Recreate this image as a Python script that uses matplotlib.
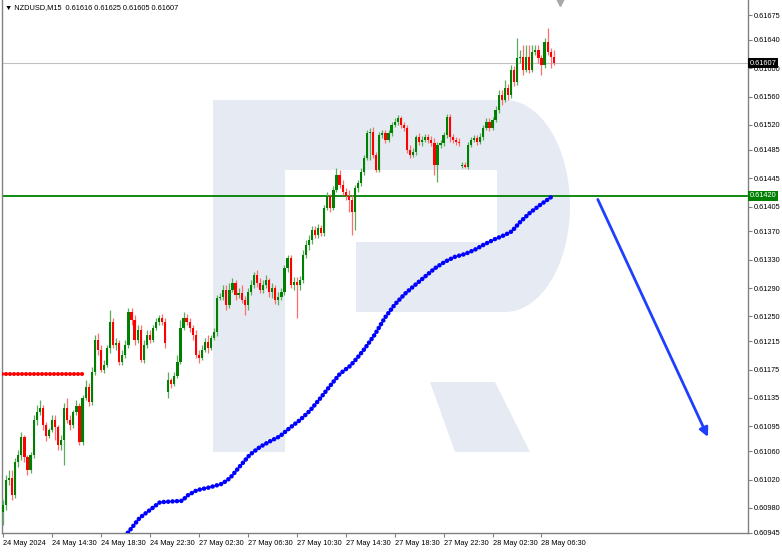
import numpy as np
import matplotlib
matplotlib.use('Agg')
from matplotlib import pyplot as plt
from matplotlib.patches import Polygon, Rectangle

plt.rcParams['font.family'] = ['Liberation Sans', 'DejaVu Sans']

# NZDUSD M15 closes, bar 0 = 24 May 10:30
closes = [
    0.60984, 0.61019, 0.61022, 0.60998, 0.61045, 0.61055, 0.61080, 0.61052, 0.61033, 0.61055,
    0.61104, 0.61115, 0.61121, 0.61097, 0.61081, 0.61090, 0.61104, 0.61094, 0.61069, 0.61076,
    0.61121, 0.61104, 0.61097, 0.61115, 0.61124, 0.61073, 0.61135, 0.61150, 0.61129, 0.61172,
    0.61217, 0.61203, 0.61174, 0.61182, 0.61205, 0.61242, 0.61210, 0.61213, 0.61186, 0.61196,
    0.61210, 0.61256, 0.61245, 0.61217, 0.61231, 0.61189, 0.61210, 0.61224, 0.61217, 0.61234,
    0.61242, 0.61248, 0.61242, 0.61213, 0.61160, 0.61155, 0.61166, 0.61186, 0.61234, 0.61248,
    0.61242, 0.61234, 0.61224, 0.61196, 0.61191, 0.61203, 0.61214, 0.61205, 0.61220, 0.61228,
    0.61276, 0.61277, 0.61287, 0.61266, 0.61287, 0.61297, 0.61280, 0.61283, 0.61273, 0.61266,
    0.61284, 0.61294, 0.61308, 0.61297, 0.61287, 0.61294, 0.61301, 0.61284, 0.61290, 0.61273,
    0.61277, 0.61284, 0.61318, 0.61332, 0.61294, 0.61299, 0.61294, 0.61301, 0.61337, 0.61351,
    0.61358, 0.61372, 0.61365, 0.61375, 0.61368, 0.61403, 0.61420, 0.61403, 0.61428, 0.61449,
    0.61435, 0.61425, 0.61420, 0.61414, 0.61397, 0.61431, 0.61438, 0.61454, 0.61473, 0.61509,
    0.61510, 0.61478, 0.61456, 0.61506, 0.61509, 0.61499, 0.61509, 0.61520, 0.61524, 0.61530,
    0.61520, 0.61516, 0.61485, 0.61478, 0.61482, 0.61503, 0.61496, 0.61499, 0.61503, 0.61499,
    0.61495, 0.61464, 0.61492, 0.61495, 0.61506, 0.61531, 0.61503, 0.61499, 0.61496, 0.61495,
    0.61464, 0.61461, 0.61492, 0.61499, 0.61502, 0.61496, 0.61503, 0.61516, 0.61524, 0.61516,
    0.61527, 0.61541, 0.61562, 0.61555, 0.61572, 0.61562, 0.61597, 0.61581, 0.61614, 0.61616,
    0.61597, 0.61616, 0.61597, 0.61623, 0.61626, 0.61614, 0.61604, 0.61637, 0.61623, 0.61616,
    0.61607,
]
# opens follow previous close except where price gapped
gap_opens = {0: 0.60974, 54: 0.61143, 150: 0.61462}

# wick lengths in points (1e-5) above / below the body
wick_up = [
    7, 7, 11, 11, 6, 7, 7, 3, 3, 4,
    7, 10, 11, 4, 4, 3, 7, 7, 3, 7,
    7, 14, 7, 3, 8, 4, 4, 10, 6, 6,
    7, 10, 7, 7, 4, 17, 6, 7, 4, 7,
    7, 6, 6, 7, 7, 7, 7, 7, 7, 4,
    6, 4, 6, 6, 11, 3, 6, 10, 11, 8,
    6, 6, 4, 7, 7, 7, 6, 10, 4, 6,
    4, 6, 7, 7, 10, 7, 4, 7, 11, 6,
    6, 7, 4, 7, 7, 7, 7, 3, 7, 4,
    7, 6, 4, 4, 4, 6, 6, 6, 7, 7,
    7, 6, 6, 6, 4, 4, 6, 3, 6, 10,
    7, 7, 6, 8, 7, 4, 4, 6, 4, 4,
    6, 7, 4, 4, 4, 4, 4, 4, 6, 4,
    3, 4, 4, 7, 6, 3, 6, 6, 4, 4,
    6, 7, 4, 4, 4, 4, 4, 4, 4, 6,
    4, 4, 4, 4, 4, 4, 6, 4, 6, 6,
    4, 6, 7, 7, 11, 6, 7, 6, 28, 10,
    17, 17, 17, 10, 7, 7, 4, 6, 20, 6,
    9,
]
wick_dn = [
    18, 7, 7, 7, 4, 8, 7, 7, 7, 4,
    4, 7, 4, 7, 6, 3, 3, 18, 7, 7,
    35, 4, 7, 4, 4, 4, 4, 3, 6, 4,
    4, 7, 3, 4, 4, 6, 4, 7, 4, 4,
    4, 4, 7, 7, 4, 3, 4, 4, 4, 3,
    3, 4, 4, 7, 8, 6, 3, 3, 3, 3,
    4, 6, 7, 4, 6, 3, 3, 6, 3, 3,
    6, 3, 4, 7, 4, 3, 7, 4, 4, 14,
    7, 4, 4, 6, 4, 4, 4, 6, 8, 6,
    7, 4, 4, 6, 4, 7, 46, 7, 4, 4,
    7, 6, 4, 4, 4, 4, 3, 6, 3, 3,
    4, 4, 6, 17, 32, 25, 6, 4, 4, 3,
    38, 4, 3, 3, 4, 4, 3, 4, 3, 4,
    4, 4, 4, 4, 3, 4, 4, 6, 3, 4,
    4, 14, 24, 4, 4, 4, 7, 4, 4, 4,
    3, 1, 3, 3, 3, 4, 3, 4, 3, 4,
    3, 3, 4, 7, 3, 7, 4, 6, 4, 6,
    6, 3, 4, 3, 4, 6, 14, 4, 4, 15,
    2,
]

# blue dotted projection line (bar index, price)
fc_bars = [40.8, 44.7, 51.3, 58.5, 60.5, 63.4, 67.6, 71.6, 74.2, 77.5, 80.7, 84, 87.3,
           90.5, 93.8, 97.1, 100.3, 103.6, 106.9, 110.1, 113.4, 115.7, 118.3, 121.6,
           124.8, 128.1, 131.4, 134.6, 137.9, 141.2, 144.4, 147.7, 151, 154.2, 157.5,
           160.8, 164.1, 166.3, 169, 172.2, 175.5, 178.1, 180]
fc_prices = [0.60945, 0.60966, 0.60988, 0.60990, 0.60998, 0.61005, 0.61009, 0.61014,
             0.61022, 0.61039, 0.61055, 0.61066, 0.61074, 0.61081, 0.61093, 0.61104,
             0.61117, 0.61134, 0.61152, 0.61169, 0.61180, 0.61191, 0.61205, 0.61225,
             0.61248, 0.61267, 0.61282, 0.61294, 0.61306, 0.61318, 0.61327, 0.61334,
             0.61338, 0.61344, 0.61352, 0.61359, 0.61365, 0.61370, 0.61383, 0.61396,
             0.61407, 0.61415, 0.61421]

arrow_start = (194.4, 0.61415)
arrow_end = (230.4, 0.61080)
red_level = 0.61169
red_level_end = 26
support = 0.61420
last_price = 0.61607

ytick_vals = [0.61675, 0.61640, 0.61600, 0.61560, 0.61520, 0.61485, 0.61445, 0.61405,
              0.61370, 0.61330, 0.61290, 0.61250, 0.61215, 0.61175, 0.61135, 0.61095,
              0.61060, 0.61020, 0.60980, 0.60945]
xtick_bars = [0, 16, 32, 48, 64, 80, 96, 112, 128, 144, 160, 176]
xtick_labels = ['24 May 2024', '24 May 14:30', '24 May 18:30', '24 May 22:30',
                '27 May 02:30', '27 May 06:30', '27 May 10:30', '27 May 14:30',
                '27 May 18:30', '27 May 22:30', '28 May 02:30', '28 May 06:30']
header = '\u25bc NZDUSD,M15  0.61616 0.61625 0.61605 0.61607'

closes = np.array(closes)
opens = np.concatenate([[closes[0]], closes[:-1]])
for k, v in gap_opens.items():
    opens[k] = v
highs = np.maximum(opens, closes) + np.array(wick_up) * 1e-5
lows = np.minimum(opens, closes) - np.array(wick_dn) * 1e-5
idx = np.arange(len(closes))
up = closes >= opens

W, H = 782, 553
fs = 5.3
fig = plt.figure(figsize=(W / 100, H / 100), dpi=100)

# watermark logo behind the chart
bg = fig.add_axes([0, 0, 1, 1], zorder=0)
bg.set_xlim(0, W)
bg.set_ylim(H, 0)
bg.axis('off')
logo = '#e6ebf3'
bg.add_patch(Rectangle((213, 100), 72, 352, fc=logo, ec='none'))
t = np.linspace(-np.pi / 2, np.pi / 2, 60)
arc = list(zip(505 + 65 * np.cos(t), 206 + 106 * np.sin(t)))
bowl = [(285, 100)] + arc + [(356, 312), (356, 242), (497, 242), (497, 170), (285, 170)]
bg.add_patch(Polygon(bowl, closed=True, fc=logo, ec='none'))
bg.add_patch(Polygon([(430, 382), (495, 382), (530, 452), (455, 452)], closed=True, fc=logo, ec='none'))

ax = fig.add_axes([2 / W, (H - 533) / H, 746 / W, 533 / H], zorder=1)
ax.patch.set_alpha(0)
ax.set_xlim(-0.33, 243.5)
ax.set_ylim(0.609446, 0.616962)

ax.axhline(last_price, color='#c0c0c0', lw=0.8, zorder=1)
ax.axhline(support, color='#008000', lw=1.3, zorder=2)

# candles
ax.vlines(idx[up], lows[up], highs[up], color='#5aad5a', lw=0.9, zorder=3)
ax.vlines(idx[~up], lows[~up], highs[~up], color='#ff6e6e', lw=0.9, zorder=3)
hgt = np.maximum(np.abs(closes - opens), 0.000012)
ax.bar(idx[up], hgt[up], bottom=np.minimum(opens, closes)[up], width=0.72, color='#008000', lw=0, zorder=4)
ax.bar(idx[~up], hgt[~up], bottom=np.minimum(opens, closes)[~up], width=0.72, color='#ff0000', lw=0, zorder=4)

# red level and blue projection
ax.plot([-0.33, red_level_end], [red_level, red_level], color='#ff0000', lw=3.0,
        linestyle=(0, (0.01, 0.95)), dash_capstyle='round', zorder=5)
ax.plot(fc_bars, fc_prices, color='#0000ff', lw=3.3,
        linestyle=(0, (0.01, 0.95)), dash_capstyle='round', zorder=5)
ax.annotate('', xy=arrow_end, xytext=arrow_start,
            arrowprops=dict(arrowstyle='-|>', color='#1f3fff', lw=2, mutation_scale=13,
                            shrinkA=0, shrinkB=0), zorder=6)

ax.plot(182, 0.997, marker='v', color='#a8a8a8', ms=6, transform=ax.get_xaxis_transform(),
        clip_on=False, zorder=6)

for s in ['left', 'bottom', 'right']:
    ax.spines[s].set_color('#808080')
    ax.spines[s].set_linewidth(1)
ax.spines['top'].set_visible(False)

ax.yaxis.tick_right()
ax.set_yticks(ytick_vals)
ax.set_yticklabels(['%.5f' % v for v in ytick_vals])
ax.tick_params(axis='y', length=3, width=0.8, color='#808080', labelsize=fs, pad=1)
ax.set_xticks(xtick_bars)
ax.set_xticklabels(xtick_labels, ha='left')
ax.tick_params(axis='x', length=3, width=0.8, color='#808080', labelsize=fs, pad=2)

for val, fc in [(last_price, 'black'), (support, '#008000')]:
    ax.annotate('%.5f' % val, xy=(1, val), xycoords=('axes fraction', 'data'),
                xytext=(1.2, 0), textcoords='offset points', va='center', ha='left',
                color='white', fontsize=fs, annotation_clip=False, zorder=7,
                bbox=dict(boxstyle='square,pad=0.2', fc=fc, ec='none'))

fig.text(5 / W, 1 - 8 / H, header, fontsize=fs, va='center', ha='left')

fig.savefig('out.png', dpi=100)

Objective:
Transcribe exactly, with no pictures, the lines running from the first line of the material through the line holding "plt.rcParams['font.family'] = ['Liberation".

Expected answer:
Recreate this image as a Python script that uses matplotlib.
import numpy as np
import matplotlib
matplotlib.use('Agg')
from matplotlib import pyplot as plt
from matplotlib.patches import Polygon, Rectangle

plt.rcParams['font.family'] = ['Liberation Sans', 'DejaVu Sans']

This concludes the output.